Reducing inappropriate use of antibiotics is key to many antibiotic resistance initiatives. Most initiatives, however, focus almost exclusively on controlling prescribing by health care clinicians and do not focus on patient self-medication. The purpose of this study was to examine antibiotics available to patients without a prescription, a phenomenon on the Internet.
METHODS We conducted an Internet search using 2 major search engines (Google and Yahoo) with the key words “purchase antibiotics without a prescription” and “online (English only).” Vendors were compared according to the classes of antibiotics available, quantity, shipping locations, and shipping time.
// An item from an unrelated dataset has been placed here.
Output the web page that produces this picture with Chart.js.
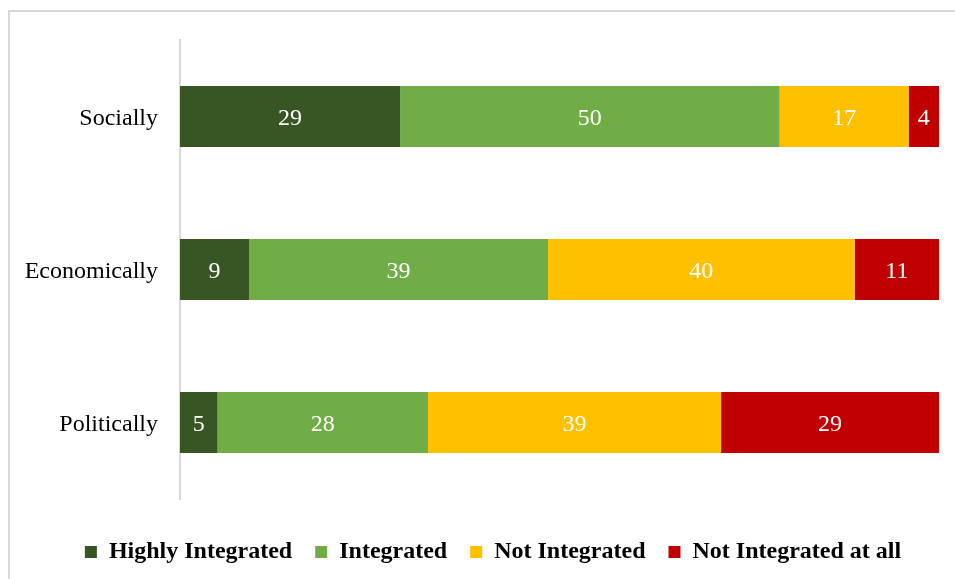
<!DOCTYPE html>
<html>
<head>
<meta charset="utf-8">
<script src="https://cdn.jsdelivr.net/npm/chart.js@4/dist/chart.umd.min.js"></script>
<style>
  html, body { margin: 0; padding: 0; background: #fff; overflow: hidden; }
  #frame { position: absolute; left: 8px; top: 10px; width: 960px; height: 580px; border: 2px solid #d9d9d9; box-sizing: border-box; }
  #myChart { position: absolute; left: 0; top: 0; }
</style>
</head>
<body>
<div id="frame"></div>
<canvas id="myChart" width="955" height="579"></canvas>
<script>
const categories = ['Socially', 'Economically', 'Politically']
const highlyIntegrated = [29, 9, 5]
const integrated = [50, 39, 28]
const notIntegrated = [17, 40, 39]
const notIntegratedAtAll = [4, 11, 29]

const serif = '"Liberation Serif", "Times New Roman", serif'

// each row fills the whole width, so plot shares of the row total
const totals = categories.map((c, i) =>
  highlyIntegrated[i] + integrated[i] + notIntegrated[i] + notIntegratedAtAll[i])
const share = arr => arr.map((v, i) => v / totals[i] * 100)

const series = [
  { label: 'Highly Integrated', values: highlyIntegrated, color: '#375623' },
  { label: 'Integrated', values: integrated, color: '#70AD47' },
  { label: 'Not Integrated', values: notIntegrated, color: '#FFC000' },
  { label: 'Not Integrated at all', values: notIntegratedAtAll, color: '#C00000' },
]

// white value labels in the middle of each segment
const barLabels = {
  id: 'barLabels',
  afterDatasetsDraw(chart) {
    const ctx = chart.ctx
    ctx.save()
    ctx.font = '24px ' + serif
    ctx.fillStyle = '#ffffff'
    ctx.textAlign = 'center'
    ctx.textBaseline = 'middle'
    chart.data.datasets.forEach((ds, d) => {
      chart.getDatasetMeta(d).data.forEach((bar, i) => {
        const p = bar.getCenterPoint()
        ctx.fillText(String(ds.rawValues[i]), p.x, p.y + 2)
      })
    })
    ctx.restore()
  }
}

// centre the legend under the bars instead of the whole canvas
const legendShift = {
  id: 'legendShift',
  afterLayout(chart) {
    chart.legend.left = 47
  }
}

const ctx = document.getElementById('myChart')
const myChart = new Chart(ctx, {
  type: 'bar',
  data: {
    labels: categories,
    datasets: series.map(s => ({
      label: s.label,
      data: share(s.values),
      rawValues: s.values,
      backgroundColor: s.color,
      borderWidth: 0,
      barPercentage: 0.4,
      categoryPercentage: 1
    }))
  },
  options: {
    indexAxis: 'y',
    responsive: false,
    animation: false,
    layout: { padding: { left: 0, right: 16, top: 40, bottom: 5 } },
    scales: {
      x: { stacked: true, min: 0, max: 100, display: false },
      y: {
        stacked: true,
        afterFit: scale => { scale.width = 180 },
        grid: { display: false, drawTicks: false },
        border: { display: true, color: '#d9d9d9', width: 2 },
        ticks: { color: '#000', padding: 22, labelOffset: 2, font: { family: serif, size: 24 } }
      }
    },
    plugins: {
      tooltip: { enabled: false },
      legend: {
        position: 'bottom',
        title: { display: true, text: '', padding: { top: 17, bottom: 0 }, font: { size: 1, lineHeight: 1 } },
        labels: {
          boxWidth: 12,
          boxHeight: 12,
          padding: 23,
          color: '#000',
          font: { family: serif, size: 24, weight: 'bold' }
        }
      }
    }
  },
  plugins: [barLabels, legendShift]
})
</script>
</body>
</html>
RESULTS We found 138 unique vendors selling antibiotics without a prescription. Of those vendors, 36.2% sold antibiotics without a prescription, and 63.8% provided an online prescription. Penicillins were available on 94.2% of the sites, macrolides on 96.4%, fl uoroquinolones on 61.6%, and cephalosporins on 56.5%. Nearly all, 98.6%, ship to the United States. The mean delivery time was 8 days, with 46.1% expecting delivery in more than 7 days. Among those selling macrolides (n = 133), 93.3% would sell azithromycin in quantities consistent with more than a single course of medication. Compared with vendors that require a medical interview, vendors who sell antibiotics without a prescription were more likely to sell quantities in excess of a single course, and the antibiotics were more likely to take more than 7 days to reach the customer.
CONCLUSIONS Antibiotics are freely available for purchase on the Internet without a prescription, a phenomenon that encourages self-medication and low quality of care.